Rozwiązanie parlamentu opóźniło procedurę przyjmowania budżetu, która jest wyraźnie określona. Ministerstwa otrzymały miesiąc później niż zwykle informacje dotyczące limitu wydatków. Pierwszy szkic budżetu, dotyczący wydatków, rząd przesłał parlamentarzystom nie 15 lipca, a 2 dopiero sierpnia. Możliwe jest jedno- bądź dwutygodniowe opóźnienie, jeśli chodzi o termin 1 października, gdy projekt budżetu powinien zostać przedstawiony w Zgromadzeniu Narodowym - przypomina "Le Monde". Prawnie jest to dopuszczalne, ale będzie "bardziej uciążliwe pod względem politycznym" - podkreśla.
Wyzwania dla nowego rządu w przyjęciu budżetu
"Prawdziwym wyzwaniem" - zdaniem dziennika - będzie sprawienie, by projekt zyskał budżetu w parlamencie większość, a nawet by nowy premier nie otrzymał wotum nieufności. Lewicowy Nowy Front Ludowy (NFP) ma zamiar wprowadzić do projektu zasadnicze zmiany, o czym poinformował wywodzący się z tego sojuszu szef parlamentarnej komisji finansów Eric Coquerel.
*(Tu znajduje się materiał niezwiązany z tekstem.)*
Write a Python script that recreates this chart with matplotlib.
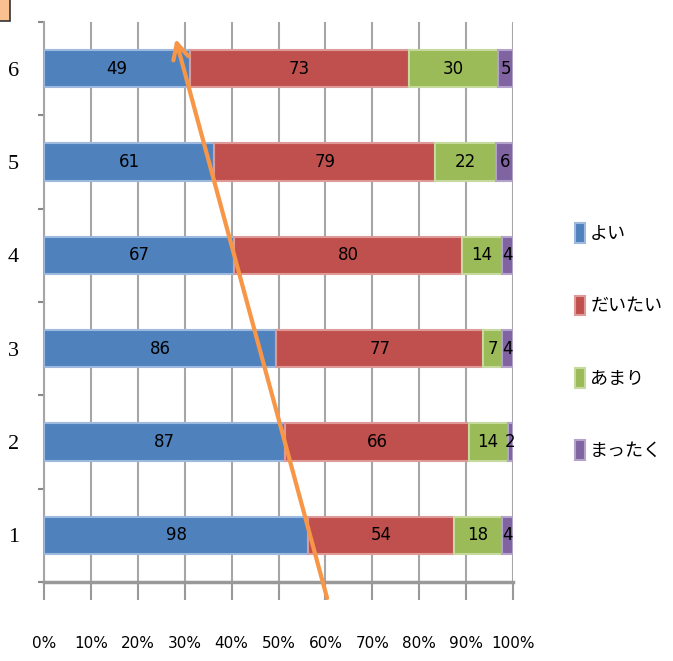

Jak przypomina "Le Monde", NFP przedstawił przed wyborami program zakładający 150 mld euro wydatków i nowe dochody z podatków.
Odwrotny cel ma obóz polityczny Macrona i prawica, która stoją za rządem Barniera. Chcą one cięć wydatków bez podnoszenia podatków - przypomina "Le Monde". Biorąc pod uwagę układ sił, rola arbitra przypada skrajnie prawicowemu Zjednoczeniu Narodowemu (RN). Deputowany RN Jean-Philippe Tanguy zapowiedział, że partia będzie gotowa do rozmów tylko wtedy, gdy Barnier zaproponuje "prawdziwe reformy" mające podnieść efektywność wydatków publicznych. Oznajmił też, że Barnier powinien poruszyć "wielkie tematy tabu, czyli koszt imigracji i Unii Europejskiej".
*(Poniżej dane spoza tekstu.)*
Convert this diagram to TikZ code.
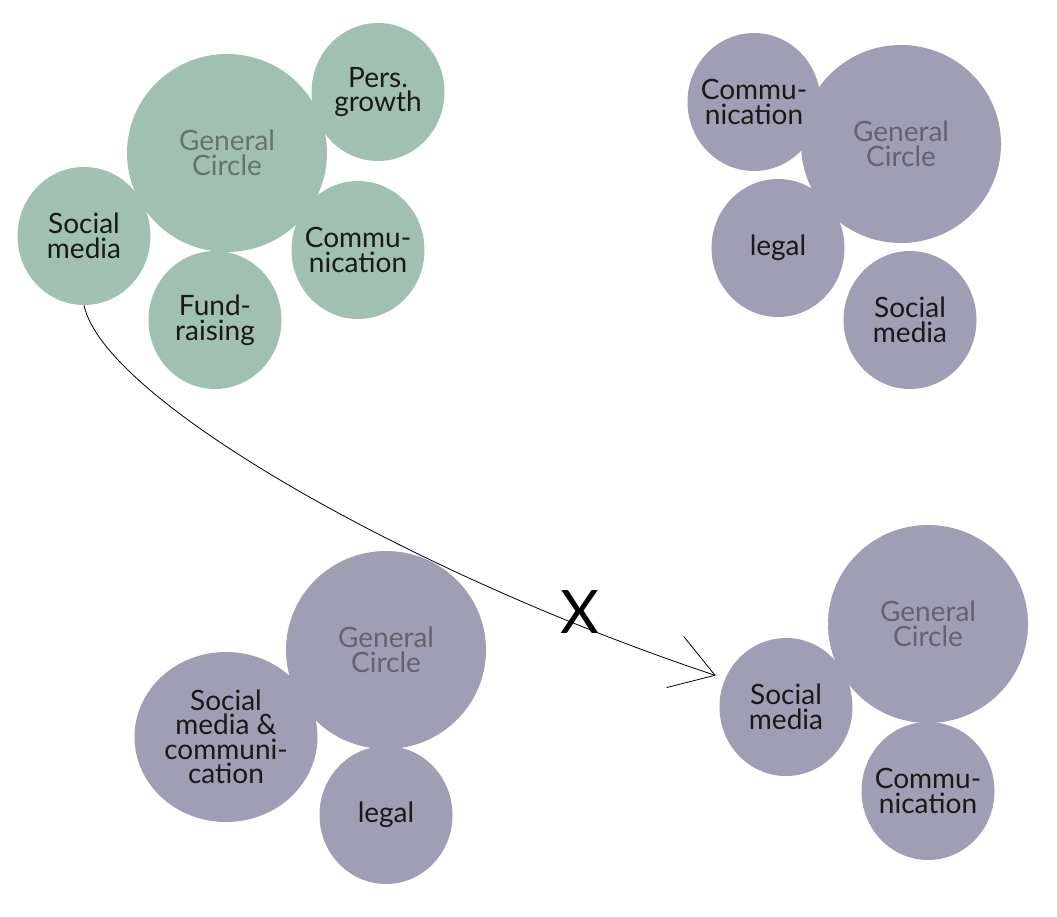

Dziennik "Le Figaro" porównuje zadanie, przed którym stoi Barnier, do zdobywania Mount Everestu. W jego ocenie trzy czwarte deputowanych w nowym Zgromadzeniu Narodowym popiera "nierozsądne wydatki zamiast polityki ekonomicznej". W ten sposób dziennik określa postulaty podwyżek płac i anulowania reformy podnoszącej wiek emerytalny.